Puis la Cour rappelle les dispositions applicables à l’époque des faits en matière de prescription des actions portant sur l’exécution ou la rupture du contrat de travail (deux ans à l’époque, étant entendu que ce délai s’appliquait aussi aux prescriptions en cours à la loi date de promulgation de la loi du 14 juin 2013, sans que la durée totale de la prescription puisse excéder la durée prévue par la législation antérieure).

Pour la Cour, il en résulte que le reçu pour solde de tout compte non signé par le salarié, qui n'a pas valeur de preuve du paiement des sommes qui y sont mentionnées, n'a aucun effet sur le délai de prescription, lequel ne court pas ou n'est suspendu qu'en cas d'impossibilité d'agir à la suite d'un empêchement résultant de la loi, de la convention ou de la force majeure.

Or dans cette affaire, pour déclarer recevable l'action du salarié, les juges d’appel avaient retenu que le solde de tout compte, que le salarié n'avait jamais signé en raison de son incarcération du 25 juin 2013 au 22 juin 2017, n'avait produit aucun effet libératoire et qu'aucune prescription n'avait commencé à courir.

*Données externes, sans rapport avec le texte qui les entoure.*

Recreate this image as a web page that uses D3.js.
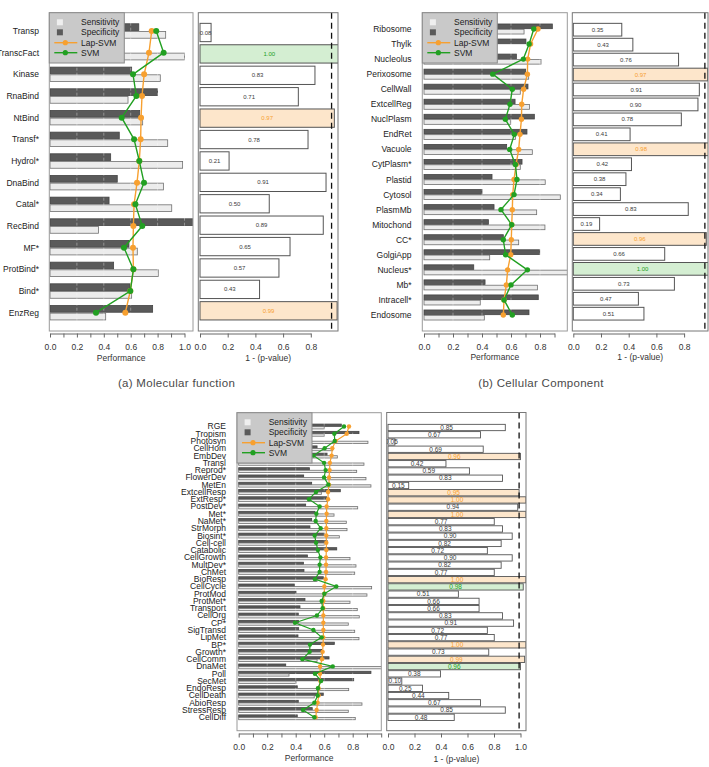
<!DOCTYPE html>
<html><head><meta charset="utf-8">
<script src="https://cdn.jsdelivr.net/npm/d3@7"></script>
<style>body{margin:0;background:#fff} svg{display:block} text{font-family:"Liberation Sans",Arial,sans-serif}</style>
</head><body><svg id="c" width="709" height="767"></svg>
<script>
// ---------- DATA ----------
const catsA = ["Transp","TranscFact","Kinase","RnaBind","NtBind","Transf*","Hydrol*","DnaBind","Catal*","RecBind","MF*","ProtBind*","Bind*","EnzReg"];
const sensA = [0.86,1.00,0.82,0.58,0.689,0.875,0.986,0.843,0.905,0.36,0.649,0.805,0.607,0.414];
const specA = [0.66,0.50,0.607,0.80,0.667,0.515,0.451,0.50,0.439,1.08,0.587,0.473,0.595,0.763];
const lapA  = [0.756,0.736,0.70,0.684,0.677,0.674,0.664,0.647,0.625,0.62,0.617,0.62,0.597,0.56];
const svmA  = [0.79,0.845,0.617,0.642,0.533,0.625,0.664,0.699,0.635,0.686,0.55,0.62,0.597,0.342];
const pvalA = [0.08,1.00,0.83,0.71,0.97,0.78,0.21,0.91,0.50,0.89,0.65,0.57,0.43,0.99];

const catsB = ["Ribosome","Thylk","Nucleolus","Perixosome","CellWall","ExtcellReg","NuclPlasm","EndRet","Vacuole","CytPlasm*","Plastid","Cytosol","PlasmMb","Mitochond","CC*","GolgiApp","Nucleus*","Mb*","Intracell*","Endosome"];
const sensB = [0.69,0.45,0.807,0.722,0.664,0.727,0.598,0.63,0.747,0.664,0.836,0.94,0.777,0.834,0.653,0.453,1.0,0.782,0.388,0.416];
const specB = [0.885,0.703,0.637,0.701,0.717,0.628,0.761,0.71,0.57,0.676,0.469,0.40,0.483,0.444,0.547,0.798,0.343,0.421,0.788,0.724];
const lapB  = [0.786,0.735,0.715,0.713,0.687,0.674,0.672,0.662,0.653,0.635,0.621,0.612,0.609,0.605,0.602,0.598,0.577,0.568,0.552,0.547];
const svmB  = [0.757,0.725,0.685,0.474,0.609,0.593,0.561,0.623,0.591,0.63,0.641,0.621,0.531,0.605,0.547,0.563,0.713,0.60,0.552,0.609];
const pvalB = [0.35,0.43,0.76,0.97,0.91,0.90,0.78,0.41,0.98,0.42,0.38,0.34,0.83,0.19,0.96,0.66,1.00,0.73,0.47,0.51];

const catsC = ["RGE","Tropism","Photosyn","CellHom","EmbDev","Transl","Reprod*","FlowerDev","MetEn","ExtcellResp","ExtResp*","PostDev*","Met*","NaMet*","StrMorph","Biosint*","Cell-cell","Catabolic","CellGrowth","MultDev*","ChMet","BioResp","CellCycle","ProtMod","ProtMet*","Transport","CellOrg","CP*","SigTransd","LipMet","BP*","Growth*","CellComm","DnaMet","Poll","SecMet","EndoResp","CellDeath","AbioResp","StressResp","CellDiff"];
const sensC = [0.60,0.60,0.907,0.66,0.692,0.879,0.828,0.893,0.928,0.58,0.62,0.835,0.669,0.755,0.76,0.706,0.60,0.56,0.781,0.823,0.814,0.55,0.933,0.90,0.781,0.832,0.846,0.769,0.814,0.844,0.50,0.58,0.55,1.05,0.353,0.402,0.772,0.53,0.865,0.769,0.818];
const specC = [0.72,0.844,0.45,0.55,0.62,0.45,0.496,0.456,0.512,0.713,0.617,0.47,0.535,0.512,0.50,0.60,0.62,0.688,0.482,0.454,0.458,0.594,0.39,0.402,0.465,0.43,0.418,0.42,0.421,0.416,0.671,0.582,0.634,0.33,0.928,0.807,0.411,0.594,0.418,0.516,0.411];
const lapC  = [0.774,0.758,0.68,0.657,0.652,0.64,0.638,0.634,0.634,0.627,0.627,0.617,0.617,0.615,0.615,0.615,0.615,0.615,0.613,0.613,0.613,0.61,0.601,0.601,0.594,0.594,0.594,0.594,0.594,0.594,0.592,0.589,0.585,0.571,0.571,0.573,0.561,0.561,0.554,0.547,0.54];
const svmC  = [0.739,0.671,0.674,0.603,0.524,0.599,0.61,0.599,0.629,0.543,0.493,0.568,0.545,0.54,0.575,0.533,0.543,0.556,0.573,0.568,0.568,0.535,0.685,0.601,0.582,0.589,0.549,0.395,0.524,0.582,0.50,0.498,0.447,0.66,0.535,0.578,0.556,0.554,0.531,0.451,0.531];
const pvalC = [0.85,0.67,0.05,0.69,0.96,0.42,0.59,0.83,0.15,0.95,1.00,0.94,1.00,0.77,0.83,0.90,0.82,0.72,0.90,0.82,0.77,1.00,0.98,0.51,0.66,0.66,0.83,0.91,0.72,0.77,1.00,0.73,0.99,0.96,0.38,0.10,0.25,0.44,0.67,0.85,0.48];

const legendLabels = ["Sensitivity","Specificity","Lap-SVM","SVM"];
const threshold = 0.95;

// ---------- DRAWING ----------
const svg = d3.select("#c");
const ORANGE = "#f7a030", GREEN = "#22a022";
const FONT = "'Liberation Sans', Arial, sans-serif";
let clipN = 0;
function clip(x0,y0,x1,y1){
  const id = "clip"+(clipN++);
  svg.append("clipPath").attr("id",id).append("rect")
    .attr("x",x0).attr("y",y0).attr("width",x1-x0).attr("height",y1-y0);
  return `url(#${id})`;
}
function bandFromCenters(cats, c0, c1){
  const step = (c1-c0)/(cats.length-1);
  return d3.scaleBand().domain(cats).range([c0-step/2, c1+step/2]);
}
function drawAxis(zero, unit, tmax, tstep, axisY, labelFn){
  const s = d3.scaleLinear().domain([0,tmax]).range([zero, zero+unit*tmax]);
  const ticks = d3.range(0, tmax+1e-9, tstep);
  const ax = svg.append("g").attr("transform",`translate(0,${axisY})`)
    .call(d3.axisBottom(s).tickValues(ticks).tickSize(4).tickSizeOuter(0).tickFormat(labelFn));
  ax.select(".domain").attr("stroke","#666");
  ax.selectAll(".tick line").attr("stroke","#666");
  ax.selectAll(".tick text").attr("font-size",8.5).attr("fill","#333").attr("font-family",FONT).attr("y",10);
}

function leftPanel(g, d){
  const x = d3.scaleLinear().domain([0,1]).range([g.zero, g.zero+g.unit]);
  const y = bandFromCenters(d.cats, g.c0, g.c1);
  const bw = y.bandwidth();
  const inner = d3.scaleBand().domain(["spec","sens"]).range([-bw/3, bw/3]).paddingInner(0.12);
  const cy = c => y(c) + bw/2;
  const layer = svg.append("g").attr("clip-path", clip(g.x0,g.y0,g.x1,g.y1));
  [["spec", d.spec, "#5a5a5a", "#444"], ["sens", d.sens, "#ececec", "#6f6f6f"]].forEach(([k, vals, fill, stroke]) => {
    layer.selectAll(null).data(d.cats).join("rect")
      .attr("x", x(0)).attr("y", c => cy(c) + inner(k))
      .attr("width", (c,i) => x(vals[i]) - x(0)).attr("height", inner.bandwidth())
      .attr("fill", fill).attr("stroke", stroke).attr("stroke-width", 0.8);
  });
  layer.selectAll(null).data(d3.range(0.2, 1.01, 0.2)).join("line")
    .attr("x1", v=>x(v)).attr("x2", v=>x(v)).attr("y1", g.y0).attr("y2", g.y1)
    .attr("stroke","rgba(255,255,255,0.35)").attr("stroke-dasharray","3,2").attr("stroke-width",1);
  [[d.lap, ORANGE], [d.svm, GREEN]].forEach(([vals, col]) => {
    const line = d3.line().x(v => x(v)).y((v,i) => cy(d.cats[i]));
    layer.append("path").attr("d", line(vals)).attr("fill","none").attr("stroke",col).attr("stroke-width",g.lw);
    layer.selectAll(null).data(vals).join("circle")
      .attr("cx", v => x(v)).attr("cy", (v,i) => cy(d.cats[i])).attr("r", g.r).attr("fill", col);
  });
  svg.append("rect").attr("x",g.x0).attr("y",g.y0).attr("width",g.x1-g.x0).attr("height",g.y1-g.y0)
    .attr("fill","none").attr("stroke","#9a9a9a").attr("stroke-width",1);
  svg.append("g").selectAll("text").data(d.cats).join("text")
    .attr("x", g.labelX).attr("y", c => cy(c)).attr("dy","0.35em").attr("text-anchor","end")
    .attr("font-size", g.fs).attr("fill","#222").text(c => c);
  drawAxis(g.zero, g.unit, g.tmax, 0.1, g.axisY,
    v => (Math.round(v*10)%2===0 && v <= g.labelMax + 1e-9) ? v.toFixed(1) : "");
  svg.append("text").attr("x",(g.x0+g.x1)/2).attr("y",g.titleY).attr("text-anchor","middle")
    .attr("font-size",8.5).attr("fill","#333").text("Performance");
  const L = svg.append("g").attr("transform",`translate(${g.x0},${g.y0})`);
  L.append("rect").attr("width",75).attr("height",50.3).attr("fill","#c9c9c9").attr("stroke","#8a8a8a").attr("stroke-width",1);
  const rows = [9.6, 19.6, 30, 40];
  L.append("rect").attr("x",7.6).attr("y",rows[0]-3).attr("width",6).attr("height",6).attr("fill","#efefef");
  L.append("rect").attr("x",7.6).attr("y",rows[1]-3).attr("width",6).attr("height",6).attr("fill","#5a5a5a");
  [[rows[2],ORANGE],[rows[3],GREEN]].forEach(([yy,col]) => {
    L.append("line").attr("x1",5).attr("x2",28).attr("y1",yy).attr("y2",yy).attr("stroke",col).attr("stroke-width",1.4);
    L.append("circle").attr("cx",16).attr("cy",yy).attr("r",2.6).attr("fill",col);
  });
  L.selectAll("text.lg").data(legendLabels).join("text").attr("class","lg")
    .attr("x",31.7).attr("y",(t,i)=>rows[i]).attr("dy","0.35em")
    .attr("font-size",8.5).attr("fill","#222").text(t=>t);
}

function rightPanel(g, d){
  const x = d3.scaleLinear().domain([0,1]).range([g.zero, g.zero+g.unit]);
  const y = bandFromCenters(d.cats, g.c0, g.c1);
  const bw = y.bandwidth();
  const bh = bw*g.frac;
  const cy = c => y(c) + bw/2;
  const sig = d.cats.map((c,i) => d.pval[i] >= threshold ? (d.lap[i] >= d.svm[i] ? "lap" : "svm") : "");
  const fillOf = s => s==="lap" ? "#fde6cb" : s==="svm" ? "#d4eed2" : "#ffffff";
  const textOf = s => s==="lap" ? ORANGE : s==="svm" ? GREEN : "#3a3a3a";
  const layer = svg.append("g").attr("clip-path", clip(g.x0,g.y0,g.x1,g.y1));
  layer.selectAll(null).data(d.cats).join("rect")
    .attr("x", x(0)).attr("y", c => cy(c)-bh/2).attr("width",(c,i)=>x(d.pval[i])-x(0)).attr("height",bh)
    .attr("fill",(c,i)=>fillOf(sig[i])).attr("stroke","#555").attr("stroke-width",g.sw);
  layer.selectAll(null).data(d.cats).join("text")
    .attr("x",(c,i)=>(x(0)+x(d.pval[i]))/2).attr("y",c=>cy(c)).attr("dy","0.35em").attr("text-anchor","middle")
    .attr("font-size",g.fs).attr("fill",(c,i)=>textOf(sig[i])).text((c,i)=>d.pval[i].toFixed(2));
  svg.append("line").attr("x1",x(threshold)).attr("x2",x(threshold)).attr("y1",g.y0).attr("y2",g.y1)
    .attr("stroke","#111").attr("stroke-width",1.3).attr("stroke-dasharray","6,4");
  svg.append("rect").attr("x",g.x0).attr("y",g.y0).attr("width",g.x1-g.x0).attr("height",g.y1-g.y0)
    .attr("fill","none").attr("stroke","#777").attr("stroke-width",1);
  drawAxis(g.zero, g.axUnit || g.unit, g.tmax, 0.2, g.axisY, v => v.toFixed(1));
  svg.append("text").attr("x",(g.x0+g.x1)/2).attr("y",g.titleY).attr("text-anchor","middle")
    .attr("font-size",8.5).attr("fill","#333").text("1 - (p-value)");
}

const dA = {cats:catsA, sens:sensA, spec:specA, lap:lapA, svm:svmA, pval:pvalA};
const dB = {cats:catsB, sens:sensB, spec:specB, lap:lapB, svm:svmB, pval:pvalB};
const dC = {cats:catsC, sens:sensC, spec:specC, lap:lapC, svm:svmC, pval:pvalC};

leftPanel({x0:49.3,x1:193,y0:12.7,y1:331,zero:50,unit:134.5,c0:31,c1:312.7,labelX:39,fs:8.5,r:3,lw:1.4,tmax:1.0,labelMax:1.0,axisY:333.5,titleY:360.5}, dA);
rightPanel({x0:198.3,x1:338,y0:12.7,y1:331,zero:200,unit:138.5,c0:32.5,c1:310.8,frac:0.855,fs:6,sw:1,tmax:0.8,axisY:333.5,titleY:360.5}, dA);
leftPanel({x0:422.3,x1:567.3,y0:12.7,y1:331,zero:424,unit:145,c0:29,c1:315,labelX:411.5,fs:8.5,r:2.7,lw:1.4,tmax:0.9,labelMax:0.8,axisY:333.5,titleY:360}, dB);
rightPanel({x0:572.3,x1:708,y0:12.7,y1:331,zero:573.3,unit:138.5,c0:29.7,c1:313.7,frac:0.85,fs:6,sw:1,tmax:0.8,axisY:333.5,titleY:360}, dB);
leftPanel({x0:237,x1:381.3,y0:412.7,y1:730.7,zero:238.7,unit:142.5,c0:426.5,c1:717.3,labelX:226,fs:8.5,r:2.2,lw:1.2,tmax:1.0,labelMax:0.8,axisY:733.5,titleY:761}, dC);
rightPanel({x0:386.7,x1:526,y0:412.5,y1:730.7,zero:388,unit:138,axUnit:132.5,c0:427.5,c1:717.3,frac:0.87,fs:6.5,sw:0.9,tmax:1.0,axisY:733.5,titleY:761.5}, dC);

[["(a) Molecular function",176.5],["(b) Cellular Component",541]].forEach(([t,cx]) => {
  svg.append("text").attr("x",cx).attr("y",387).attr("text-anchor","middle")
    .attr("font-family","'Open Sans', sans-serif").attr("font-size",11.5).attr("letter-spacing",0.3)
    .attr("fill","#4a4a4a").text(t);
});
</script></body></html>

À tort pour la Cour de cassation, dès lors que les juges d’appel avaient constaté que la prescription s'était appliquée à compter du 16 juin 2013, le salarié ayant jusqu'au 16 juin 2015 pour engager une action portant sur l'exécution et la rupture du contrat de travail, sans caractériser une cause d'interruption ou de suspension du délai de prescription.

Par conséquent, l’affaire est renvoyée devant une autre cour d’appel pour être rejugée sur ce point.